Today’s main weather story will be severe storms that are forecast to develop in parts of the Ohio Valley. Showers that are in progress across the region currently will give way to large storms this afternoon/evening. All severe threats are possible!
Current observations this morning show a well defined front stretching from Springfield to Chicago in Illinois. This front will move east today, forcing air in front of it to rise, cool, and condense into thunderstorms. Showers are already ongoing along and ahead of the front, and storm development is expected to be gradual today as daytime heating slowly adds energy to the atmosphere.
The amount of energy added to the atmosphere via daytime heating will depend largely on how much of the sun’s energy can make it to the surface through breaks in cloud cover. The map above shows the forecast cloud cover early this afternoon. Notice that there are limited sunny breaks in the Indiana/Illinois area. An area of dry air working into the area from the southwest across Missouri may be able to bring sunshine to our area of interest, but it also could get washed out with clouds from the developing and ongoing storms. How much sunshine is able to develop in the Ohio Valley this morning and early this afternoon will have a significant impact on the extent and intensity of severe weather this evening.
The thunderstorm composite from the ECMWF model shows wind vectors at different levels of the atmosphere, and how much instability is forecast (more on the composite and how to use it). The first thing to look at is the instability. Generally speaking, you need more than 1,000 J/kg of CAPE (more on CAPE) to fuel intense thunderstorms. That’s not to say that you can’t get severe weather with less, but the best chance of the most intense storms will be south of I-70 from Indianapolis to Campaign/Urbana. You can see this is where instability is maximized above. Also notice the wind vectors. Fairly weak southerly/southwesterly winds become strong southwesterly winds in the mid levels (green/red) and very strong west/northwesterly winds in the upper levels (blue). This change in wind speed and direction with height is known as wind shear, and is a very important ingredient for severe weather. There’s plenty of shear forecast today!

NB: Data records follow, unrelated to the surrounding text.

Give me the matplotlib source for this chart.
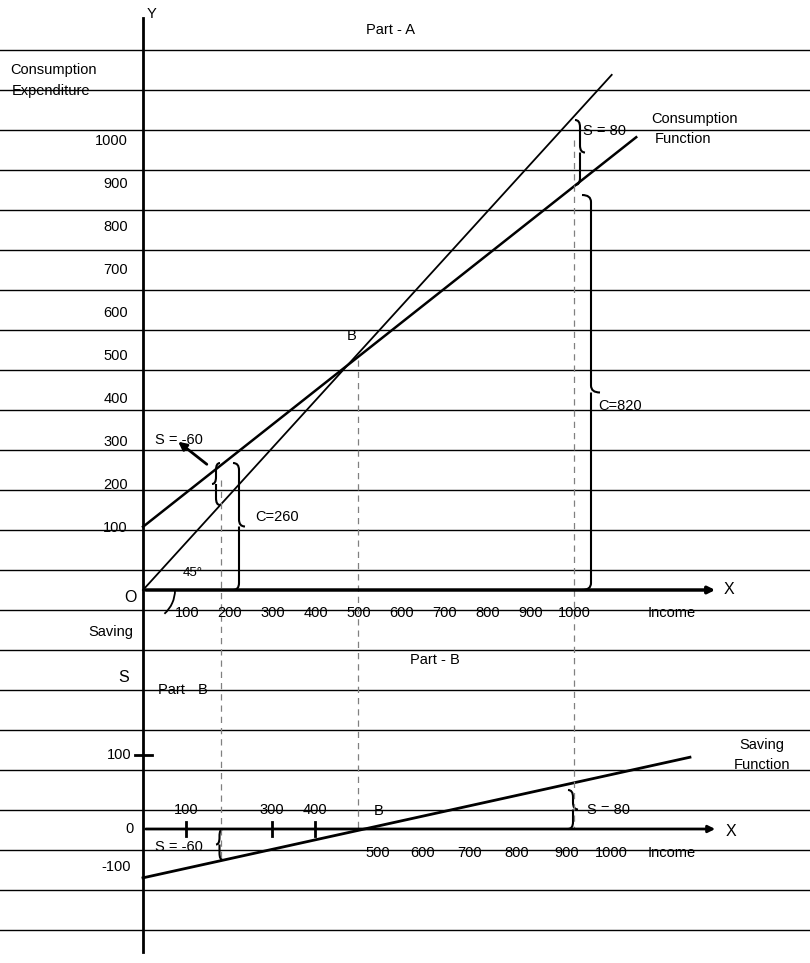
import numpy as np
import matplotlib.pyplot as plt
from matplotlib.path import Path
from matplotlib.patches import PathPatch, Arc

plt.rcParams['font.family'] = 'Liberation Sans'
FS = 10.5

# data (income units)
xticks_a = [100, 200, 300, 400, 500, 600, 700, 800, 900, 1000]
yticks_a = [100, 200, 300, 400, 500, 600, 700, 800, 900, 1000]
line45_x = [0, 1090]
line45_y = [0, 1198]
cons_x = [0, 1147]
cons_y = [147, 1053]
sav_x = [0, 1272]
sav_s = [-66, 97]
xticks_b_above = [100, 300, 400]
xlabels_b_below = ['500', '600', '700', '800', '900', '1000']
xpos_b_below = [545, 650, 760, 870, 985, 1090]
dash_x = [182, 500, 1003]

# scales: income -> pixel
OX, OY_A, OY_B = 143, 590, 829
def px(v): return OX + 0.43 * np.asarray(v, float)
def pyA(v): return OY_A - 0.43 * np.asarray(v, float)
def pyB(v): return OY_B - 0.74 * np.asarray(v, float)

fig = plt.figure(figsize=(8.1, 9.63), dpi=100)
ax = fig.add_axes([0, 0, 1, 1])
ax.set_xlim(0, 810)
ax.set_ylim(963, 0)
ax.axis('off')

# ruled paper
for y in range(50, 950, 40):
    ax.plot([0, 810], [y, y], color='black', lw=1)

# axes
ax.plot([OX, OX], [18, 952], color='black', lw=2)
ax.annotate('', xy=(718, OY_A), xytext=(OX, OY_A),
            arrowprops=dict(arrowstyle='-|>', color='black', lw=2.5, mutation_scale=10))
ax.annotate('', xy=(718, OY_B), xytext=(OX, OY_B),
            arrowprops=dict(arrowstyle='-|>', color='black', lw=2, mutation_scale=10))
ax.text(147, 14, 'Y', fontsize=FS, va='center')
ax.text(724, 590, 'X', fontsize=FS + 1, va='center')
ax.text(726, 832, 'X', fontsize=FS + 1, va='center')
ax.text(137, 598, 'O', fontsize=FS + 1, ha='right', va='center')

# part A lines
ax.plot(px(line45_x), pyA(line45_y), color='black', lw=1.3)
ax.plot(px(cons_x), pyA(cons_y), color='black', lw=1.8)
ax.add_patch(Arc((OX, OY_A), 64, 64, theta1=0, theta2=48, color='black', lw=1.3))
ax.text(183, 573, '45°', fontsize=FS - 1, va='center')
ax.text(347, 336, 'B', fontsize=FS, va='center')

# part B saving function
ax.plot(px(sav_x), pyB(sav_s), color='black', lw=2)

# dashed guide lines
ax.plot([px(dash_x[0])] * 2, [480, 862], color='gray', lw=0.9, ls=(0, (5, 4)))
ax.plot([px(dash_x[1])] * 2, [360, OY_B], color='gray', lw=0.9, ls=(0, (5, 4)))
ax.plot([px(dash_x[2])] * 2, [140, OY_B], color='gray', lw=0.9, ls=(0, (5, 4)))

# tick labels part A
for v in xticks_a:
    ax.text(px(v) + 1, 613, str(v), fontsize=FS, ha='center', va='center')
for v in yticks_a:
    ax.text(128, pyA(v) - 19, str(v), fontsize=FS, ha='right', va='center')
ax.text(672, 613, 'Income', fontsize=FS, ha='center', va='center')

# tick labels part B
for v in xticks_b_above:
    ax.plot([px(v)] * 2, [822, 836], color='black', lw=2)
    ax.text(px(v), 810, str(v), fontsize=FS, ha='center', va='center')
for lab, v in zip(xlabels_b_below, xpos_b_below):
    ax.text(px(v), 853, lab, fontsize=FS, ha='center', va='center')
ax.text(672, 853, 'Income', fontsize=FS, ha='center', va='center')
ax.plot([135, 152], [pyB(100)] * 2, color='black', lw=2)
ax.text(131, pyB(100), '100', fontsize=FS, ha='right', va='center')
ax.text(134, OY_B, '0', fontsize=FS, ha='right', va='center')
ax.text(131, 867, '-100', fontsize=FS, ha='right', va='center')
ax.text(374, 811, 'B', fontsize=FS, va='center')

# titles and captions
ax.text(390, 30, 'Part - A', fontsize=FS, ha='center', va='center')
ax.text(435, 660, 'Part - B', fontsize=FS, ha='center', va='center')
ax.text(158, 690, 'Part - B', fontsize=FS, va='center')
ax.text(10, 70, 'Consumption', fontsize=FS, va='center')
ax.text(12, 91, 'Expenditure', fontsize=FS, va='center')
ax.text(695, 119, 'Consumption', fontsize=FS, ha='center', va='center')
ax.text(683, 139, 'Function', fontsize=FS, ha='center', va='center')
ax.text(762, 745, 'Saving', fontsize=FS, ha='center', va='center')
ax.text(762, 765, 'Function', fontsize=FS, ha='center', va='center')
ax.text(88, 632, 'Saving', fontsize=FS, va='center')
ax.text(118, 677, 'S', fontsize=FS + 1, va='center')

def brace(x, y0, y1, w, d, lw=1.5):
    h = w / 2
    ym = (y0 + y1) / 2
    r = min(7, (y1 - y0) / 4)
    verts = [(x, y0), (x + d * h, y0), (x + d * h, y0 + r),
             (x + d * h, ym - r), (x + d * h, ym), (x + d * w, ym),
             (x + d * h, ym), (x + d * h, ym), (x + d * h, ym + r),
             (x + d * h, y1 - r), (x + d * h, y1), (x, y1)]
    codes = [Path.MOVETO, Path.CURVE3, Path.CURVE3,
             Path.LINETO, Path.CURVE3, Path.CURVE3,
             Path.MOVETO, Path.MOVETO, Path.LINETO,
             Path.LINETO, Path.CURVE3, Path.CURVE3]
    ax.add_patch(PathPatch(Path(verts, codes), fill=False, lw=lw, color='black'))

brace(575, 120, 185, 10, 1)
ax.text(583, 131, 'S = 80', fontsize=FS, va='center')
brace(582, 195, 590, 18, 1)
ax.text(598, 406, 'C=820', fontsize=FS, va='center')
brace(220, 463, 505, 8, -1)
brace(233, 463, 590, 12, 1)
ax.text(255, 517, 'C=260', fontsize=FS, va='center')
ax.annotate('', xy=(176, 440), xytext=(209, 466),
            arrowprops=dict(arrowstyle='-|>', color='black', lw=2, mutation_scale=12))
ax.text(155, 440, 'S = -60', fontsize=FS, va='center')
brace(568, 790, 829, 10, 1)
ax.text(587, 810, 'S = 80', fontsize=FS, va='center')
brace(223, 829, 860, 7, -1)
ax.text(155, 847, 'S = -60', fontsize=FS, va='center')

fig.savefig('out.png', dpi=100)
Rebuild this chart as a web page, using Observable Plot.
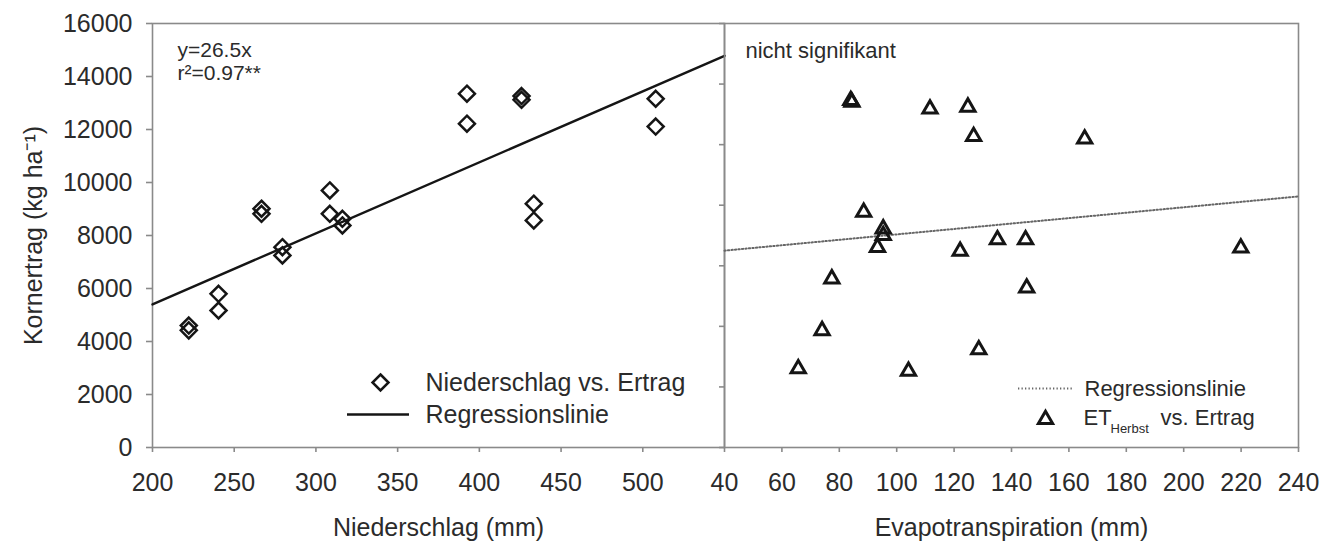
<!DOCTYPE html>
<html><head><meta charset="utf-8">
<script src="https://cdn.jsdelivr.net/npm/d3@7"></script>
<script src="https://cdn.jsdelivr.net/npm/@observablehq/plot@0.6"></script>
<style>
body{margin:0;background:#fff;font-family:"Liberation Sans",Arial,sans-serif;}
#wrap{position:relative;width:1321px;height:542px;overflow:hidden;background:#fff}
#wrap svg{position:absolute;top:0;background:transparent;overflow:visible}
</style></head><body><div id="wrap"></div>
<script>
// Left panel: Niederschlag (mm) vs. Kornertrag (kg/ha)
const niederschlag = [222.2, 222.2, 240.4, 240.4, 266.7, 266.7, 279.5, 279.5, 308.5, 308.5,
                      316.2, 316.2, 392.4, 392.4, 425.8, 425.8, 433.3, 433.3, 507.9, 507.9];
const ertragLinks  = [4600, 4420, 5800, 5170, 9010, 8820, 7560, 7250, 9700, 8820,
                      8630, 8380, 13350, 12220, 13260, 13120, 9200, 8570, 13160, 12110];
const regLinksX = [200, 550];
const regLinksY = [5400, 14780];

// Right panel: Evapotranspiration (mm) vs. Kornertrag (kg/ha)
const evapotranspiration = [84.4, 84.0, 111.6, 124.8, 126.8, 165.5, 88.5, 95.3, 95.3, 93.3,
                            122.1, 135.1, 144.9, 219.9, 77.4, 145.3, 74.0, 65.7, 104.1, 128.6];
const ertragRechts = [11400, 11460, 11180, 11240, 10270, 10190, 7770, 7220, 7000, 6610,
                      6480, 6860, 6860, 6590, 5570, 5270, 3860, 2600, 2520, 3230];
const regRechtsX = [40, 240];
const regRechtsY = [6500, 8290];

// Tick labels
const yTicksLinks = [0, 2000, 4000, 6000, 8000, 10000, 12000, 14000, 16000];
const xTicksLinks = [200, 250, 300, 350, 400, 450, 500];
const yTicksRechts = [0, 2000, 4000, 6000, 8000, 10000, 12000, 14000];
const xTicksRechts = [40, 60, 80, 100, 120, 140, 160, 180, 200, 220, 240];

const FONT = '"Liberation Sans", Arial, sans-serif';
const TXT = "#2b2b2b";
const AX = "#8a8a8a";
const MK = "#151515";
const fmt = d => String(d);

const links = niederschlag.map((x, i) => ({x, y: ertragLinks[i]}));
const regL = regLinksX.map((x, i) => ({x, y: regLinksY[i]}));
const rechts = evapotranspiration.map((x, i) => ({x, y: ertragRechts[i]}));
const regR = regRechtsX.map((x, i) => ({x, y: regRechtsY[i]}));

const lineSym = (half) => ({draw(c) { c.moveTo(-half, 0); c.lineTo(half, 0); }});

const left = Plot.plot({
  width: 726, height: 542,
  marginLeft: 152, marginRight: 2, marginTop: 23, marginBottom: 95,
  x: {domain: [200, 550]},
  y: {domain: [0, 16000]},
  style: {fontFamily: FONT, background: "transparent", overflow: "visible"},
  marks: [
    Plot.frame({stroke: AX, strokeWidth: 1.6}),
    Plot.axisY({ticks: yTicksLinks, tickFormat: fmt, tickSize: 6, tickPadding: 14, fontSize: 25, stroke: AX, strokeWidth: 1.6, fill: TXT, label: null}),
    Plot.axisX({ticks: xTicksLinks, tickFormat: fmt, tickSize: 5, tickPadding: 21, fontSize: 25, stroke: AX, strokeWidth: 1.6, fill: TXT, label: null}),
    Plot.text(["Kornertrag (kg ha\u207B\u00B9)"], {frameAnchor: "left", dx: -119, rotate: -90, textAnchor: "middle", lineAnchor: "middle", fontSize: 25, fill: TXT}),
    Plot.text(["Niederschlag (mm)"], {frameAnchor: "bottom", dy: 80, textAnchor: "middle", lineAnchor: "middle", fontSize: 25, fill: TXT}),
    Plot.line(regL, {x: "x", y: "y", stroke: MK, strokeWidth: 2.4}),
    Plot.dot(links, {x: "x", y: "y", symbol: d3.symbolDiamond2, r: 7.2, stroke: MK, strokeWidth: 2.5, fill: "none"}),
    Plot.text(["y=26.5x"], {frameAnchor: "top-left", dx: 25, dy: 27, textAnchor: "start", lineAnchor: "middle", fontSize: 21, fill: TXT}),
    Plot.text(["r\u00B2=0.97**"], {frameAnchor: "top-left", dx: 25, dy: 50, textAnchor: "start", lineAnchor: "middle", fontSize: 21, fill: TXT}),
    Plot.dot([0], {frameAnchor: "top-left", dx: 228, dy: 359, symbol: d3.symbolDiamond2, r: 7.2, stroke: MK, strokeWidth: 2.5, fill: "none"}),
    Plot.text(["Niederschlag vs. Ertrag"], {frameAnchor: "top-left", dx: 273, dy: 359, textAnchor: "start", lineAnchor: "middle", fontSize: 25, fill: TXT}),
    Plot.dot([0], {frameAnchor: "top-left", dx: 225.5, dy: 391, symbol: lineSym(31), stroke: MK, strokeWidth: 2.4, fill: "none"}),
    Plot.text(["Regressionslinie"], {frameAnchor: "top-left", dx: 273, dy: 391, textAnchor: "start", lineAnchor: "middle", fontSize: 25, fill: TXT})
  ]
});
left.style.left = "0px";

const right = Plot.plot({
  width: 607, height: 542,
  marginLeft: 10, marginRight: 23, marginTop: 23, marginBottom: 95,
  x: {domain: [40, 240]},
  y: {domain: [0, 14000]},
  style: {fontFamily: FONT, background: "transparent", overflow: "visible"},
  marks: [
    Plot.frame({stroke: AX, strokeWidth: 1.6}),
    Plot.axisY({ticks: yTicksRechts, tickSize: 5, tickFormat: () => "", stroke: AX, strokeWidth: 1.6, label: null}),
    Plot.axisX({ticks: xTicksRechts, tickFormat: fmt, tickSize: 5, tickPadding: 21, fontSize: 25, stroke: AX, strokeWidth: 1.6, fill: TXT, label: null}),
    Plot.text(["Evapotranspiration (mm)"], {frameAnchor: "bottom", dy: 80, textAnchor: "middle", lineAnchor: "middle", fontSize: 25, fill: TXT}),
    Plot.line(regR, {x: "x", y: "y", stroke: "#666", strokeWidth: 2, strokeDasharray: "1.3 2.2"}),
    Plot.dot(rechts, {x: "x", y: "y", symbol: d3.symbolTriangle2, r: 6.8, stroke: MK, strokeWidth: 3, fill: "none"}),
    Plot.text(["nicht signifikant"], {frameAnchor: "top-left", dx: 21, dy: 27, textAnchor: "start", lineAnchor: "middle", fontSize: 22, fill: TXT}),
    Plot.dot([0], {frameAnchor: "top-left", dx: 320.5, dy: 365, symbol: lineSym(27), stroke: "#666", strokeWidth: 2, strokeDasharray: "1.3 2.2", fill: "none"}),
    Plot.text(["Regressionslinie"], {frameAnchor: "top-left", dx: 360, dy: 365, textAnchor: "start", lineAnchor: "middle", fontSize: 22, fill: TXT}),
    Plot.dot([0], {frameAnchor: "top-left", dx: 321, dy: 396, symbol: d3.symbolTriangle2, r: 6.8, stroke: MK, strokeWidth: 3, fill: "none"}),
    Plot.text(["ET"], {frameAnchor: "top-left", dx: 359, dy: 394, textAnchor: "start", lineAnchor: "middle", fontSize: 22, fill: TXT}),
    Plot.text(["Herbst"], {frameAnchor: "top-left", dx: 386, dy: 405, textAnchor: "start", lineAnchor: "middle", fontSize: 13, fill: TXT}),
    Plot.text(["vs. Ertrag"], {frameAnchor: "top-left", dx: 436, dy: 394, textAnchor: "start", lineAnchor: "middle", fontSize: 22, fill: TXT})
  ]
});
right.style.left = "714px";

const wrap = document.getElementById("wrap");
wrap.appendChild(left);
wrap.appendChild(right);
</script>
</body></html>
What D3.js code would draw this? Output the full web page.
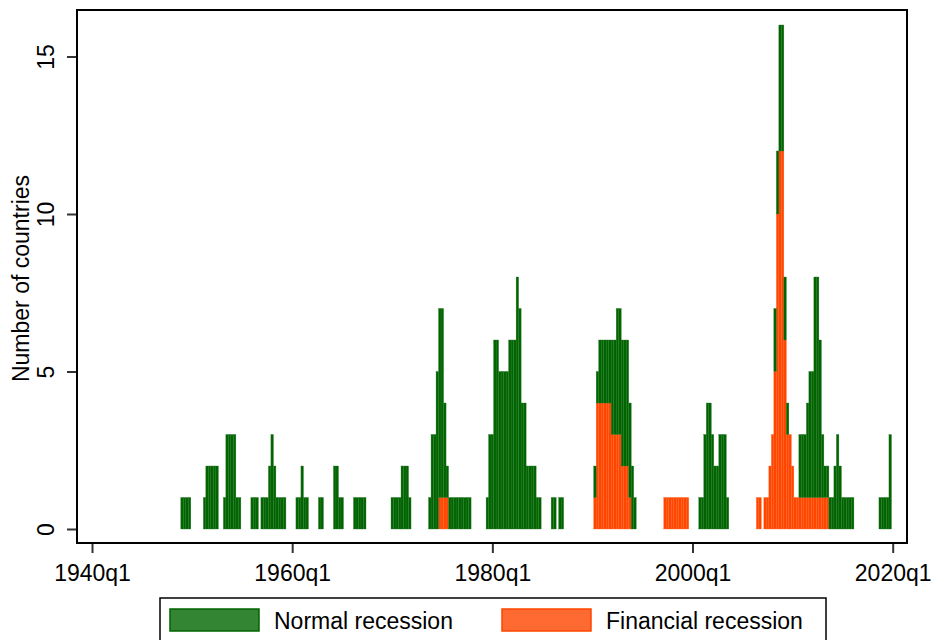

This surface wind forecast for early in the afternoon highlights a few important things. First, we can see the front stretching from South Bend Indiana to Champaign Illinois. NW winds will bring in cooler and drier air behind the front, while ahead of the front, SW winds will carry in warm, humid, and unstable air from the Gulf of Mexico. This boundary is oriented NE to SW, which is important. The final thing I want to draw your attention to is the localized area of S/SE winds embedded within the larger scale SW flow ahead of the front. This pocket of winds is located southwest of Indianapolis, and if it materializes, will enhance rotation in the atmosphere by providing an even more drastic change in wind direction with height. It also provides another boundary, oriented north-south as opposed to southwest-northeast. Why does the orientation of these boundaries matter? For that we have to turn to the shear vector.
This is the wind shear forecast for this afternoon. Remember when I mentioned that the boundary was oriented SW to NE? The shear vector (shown above in wind barb format) is pointed in the same direction. This “boundary parallel shear vector” setup is important because it favors the development of a line of storms over discrete supercells along the front itself. Remember in the last section I discussed that smaller boundary that may form SW of Indianapolis? It is forecast to be oriented north-south. Notice how the shear vector SW of Indianapolis is pointed west-east, perpendicular to the boundary. If the boundary forms, and is strong enough to trigger storm development, the shear vector is oriented in such a way that supercells would be expected. These supercells would have the capacity to bring very large hail and strong tornadoes in addition to damaging winds, lightning, and torrential rains.
Even if the second boundary SW of Indianapolis doesn’t form, the relationship between the shear vector and the cold front is still important, because it will set up another threat as heavy thunderstorm activity moves over the same locations repeatedly. While training thunderstorms oriented in a line along the front won’t support tornadoes, they will support flash flooding. There’s plenty of moisture in the area thanks to strong moisture transport from SW winds. Thunderstorms are a great mechanism to squeeze that moisture out of the atmosphere. High resolution model forecasts indicate the potential for several inches of rain wherever the heaviest thunderstorm cores set up. The threat for this is greatest along I-70 from Champaign to Indianapolis to Columbus Ohio.
Storms will organize into a cluster tonight and move southeast towards the Appalachian mountains. The storms will be weakening as they lose their source of energy. It’s much harder for storms to maintain through the night in the summertime when low temperatures struggle to get below 70. In November, when temps drop into the 40’s and 50’s, thunderstorms have a much harder time continuing on through the night.
Elsewhere across the country today, generally quiet weather is expected as the Pacific Northwest storm train takes a quick break.